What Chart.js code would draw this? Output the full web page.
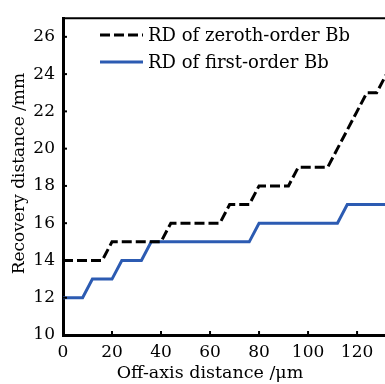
<!DOCTYPE html>
<html>
<head>
<meta charset="utf-8">
<script src="https://cdn.jsdelivr.net/npm/chart.js@4/dist/chart.umd.min.js"></script>
<style>
  html, body { margin: 0; padding: 0; background: #fff; overflow: hidden; }
  #wrap { width: 385px; height: 384px; }
</style>
</head>
<body>
<div id="wrap"><canvas id="myChart" width="385" height="384"></canvas></div>
<script>
// Off-axis distance samples (um)
const offAxis = [0, 4, 8, 12, 16, 20, 24, 28, 32, 36, 40, 44, 48, 52, 56, 60, 64,
  68, 72, 76, 80, 84, 88, 92, 96, 100, 104, 108, 112, 116, 120, 124, 128, 132];

// Recovery distance (mm) for the zeroth-order beam
const zerothOrder = [14, 14, 14, 14, 14, 15, 15, 15, 15, 15, 15, 16, 16, 16, 16, 16, 16,
  17, 17, 17, 18, 18, 18, 18, 19, 19, 19, 19, 20, 21, 22, 23, 23, 24];

// Recovery distance (mm) for the first-order beam
const firstOrder = [12, 12, 12, 13, 13, 13, 14, 14, 14, 15, 15, 15, 15, 15, 15, 15, 15,
  15, 15, 15, 16, 16, 16, 16, 16, 16, 16, 16, 16, 17, 17, 17, 17, 17];

const xTicks = [0, 20, 40, 60, 80, 100, 120];
const yTicks = [10, 12, 14, 16, 18, 20, 22, 24, 26];

const seriesLabels = ['RD of zeroth-order Bb', 'RD of first-order Bb'];
const xTitle = 'Off-axis distance /\u03bcm';
const yTitle = 'Recovery distance /mm';

const FONT = '"DejaVu Serif", serif';

function toPoints(values) {
  return offAxis.map((x, i) => ({ x: x, y: values[i] }));
}

// Short inward tick marks, the top frame line, the legend and axis titles
const framePlugin = {
  id: 'frame',
  afterDatasetsDraw(chart) {
    const ctx = chart.ctx;
    const area = chart.chartArea;
    const xs = chart.scales.x;
    const ys = chart.scales.y;

    ctx.save();
    ctx.strokeStyle = '#000';
    ctx.lineWidth = 2;
    ctx.beginPath();
    ctx.moveTo(area.left, area.top);
    ctx.lineTo(area.right, area.top);
    ctx.stroke();

    xTicks.forEach(v => {
      const px = xs.getPixelForValue(v);
      ctx.beginPath();
      ctx.moveTo(px, area.bottom);
      ctx.lineTo(px, area.bottom - 4);
      ctx.stroke();
    });
    yTicks.forEach(v => {
      const py = ys.getPixelForValue(v);
      ctx.beginPath();
      ctx.moveTo(area.left, py);
      ctx.lineTo(area.left + 4, py);
      ctx.stroke();
    });

    // legend
    ctx.font = '18px ' + FONT;
    ctx.textBaseline = 'middle';
    ctx.textAlign = 'left';
    chart.data.datasets.forEach((ds, i) => {
      const y = 35 + i * 27;
      ctx.strokeStyle = ds.borderColor;
      ctx.lineWidth = ds.borderWidth;
      ctx.setLineDash(ds.borderDash || []);
      ctx.beginPath();
      ctx.moveTo(100, y);
      ctx.lineTo(143, y);
      ctx.stroke();
      ctx.setLineDash([]);
      ctx.fillStyle = '#000';
      ctx.fillText(ds.label, 148, y + 1);
    });

    // axis titles
    ctx.textAlign = 'center';
    ctx.font = '17.5px ' + FONT;
    ctx.fillText(xTitle, xs.getPixelForValue(60), 373);
    ctx.font = '17px ' + FONT;
    ctx.translate(20, (area.top + area.bottom) / 2 - 3);
    ctx.rotate(-Math.PI / 2);
    ctx.fillText(yTitle, 0, 0);
    ctx.restore();
  }
};

function initializeChart() {
  const ctx = document.getElementById('myChart').getContext('2d');
  return new Chart(ctx, {
    type: 'line',
    data: {
      datasets: [
        {
          label: seriesLabels[0],
          data: toPoints(zerothOrder),
          borderColor: '#000000',
          borderWidth: 3,
          borderDash: [10, 4],
          pointRadius: 0,
          tension: 0
        },
        {
          label: seriesLabels[1],
          data: toPoints(firstOrder),
          borderColor: '#2c5bb2',
          borderWidth: 3,
          pointRadius: 0,
          tension: 0
        }
      ]
    },
    options: {
      responsive: false,
      animation: false,
      layout: { padding: { top: 13, right: 0, left: 0, bottom: 0 } },
      plugins: {
        legend: { display: false },
        tooltip: { enabled: false }
      },
      scales: {
        x: {
          type: 'linear',
          min: 0,
          max: 131.4,
          afterFit: scale => { scale.height = 49; },
          afterBuildTicks: scale => { scale.ticks = xTicks.map(v => ({ value: v })); },
          grid: { display: false, drawTicks: false },
          border: { display: true, color: '#000', width: 3 },
          ticks: {
            color: '#000',
            padding: 7,
            maxRotation: 0,
            font: { family: FONT, size: 17 }
          }
        },
        y: {
          min: 10,
          max: 27,
          afterFit: scale => { scale.width = 63; },
          afterBuildTicks: scale => { scale.ticks = yTicks.map(v => ({ value: v })); },
          grid: { display: false, drawTicks: false },
          border: { display: true, color: '#000', width: 3 },
          ticks: {
            color: '#000',
            padding: 8,
            font: { family: FONT, size: 17 }
          }
        }
      }
    },
    plugins: [framePlugin]
  });
}

const myChart = initializeChart();
</script>
</body>
</html>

=======

> WHAT IS NEEDED
Restate each line from the start of the listing through the line bearing "22, 24, 26];" word for word. Drop the pictures.

> TASK OUTPUT
What Chart.js code would draw this? Output the full web page.
<!DOCTYPE html>
<html>
<head>
<meta charset="utf-8">
<script src="https://cdn.jsdelivr.net/npm/chart.js@4/dist/chart.umd.min.js"></script>
<style>
  html, body { margin: 0; padding: 0; background: #fff; overflow: hidden; }
  #wrap { width: 385px; height: 384px; }
</style>
</head>
<body>
<div id="wrap"><canvas id="myChart" width="385" height="384"></canvas></div>
<script>
// Off-axis distance samples (um)
const offAxis = [0, 4, 8, 12, 16, 20, 24, 28, 32, 36, 40, 44, 48, 52, 56, 60, 64,
  68, 72, 76, 80, 84, 88, 92, 96, 100, 104, 108, 112, 116, 120, 124, 128, 132];

// Recovery distance (mm) for the zeroth-order beam
const zerothOrder = [14, 14, 14, 14, 14, 15, 15, 15, 15, 15, 15, 16, 16, 16, 16, 16, 16,
  17, 17, 17, 18, 18, 18, 18, 19, 19, 19, 19, 20, 21, 22, 23, 23, 24];

// Recovery distance (mm) for the first-order beam
const firstOrder = [12, 12, 12, 13, 13, 13, 14, 14, 14, 15, 15, 15, 15, 15, 15, 15, 15,
  15, 15, 15, 16, 16, 16, 16, 16, 16, 16, 16, 16, 17, 17, 17, 17, 17];

const xTicks = [0, 20, 40, 60, 80, 100, 120];
const yTicks = [10, 12, 14, 16, 18, 20, 22, 24, 26];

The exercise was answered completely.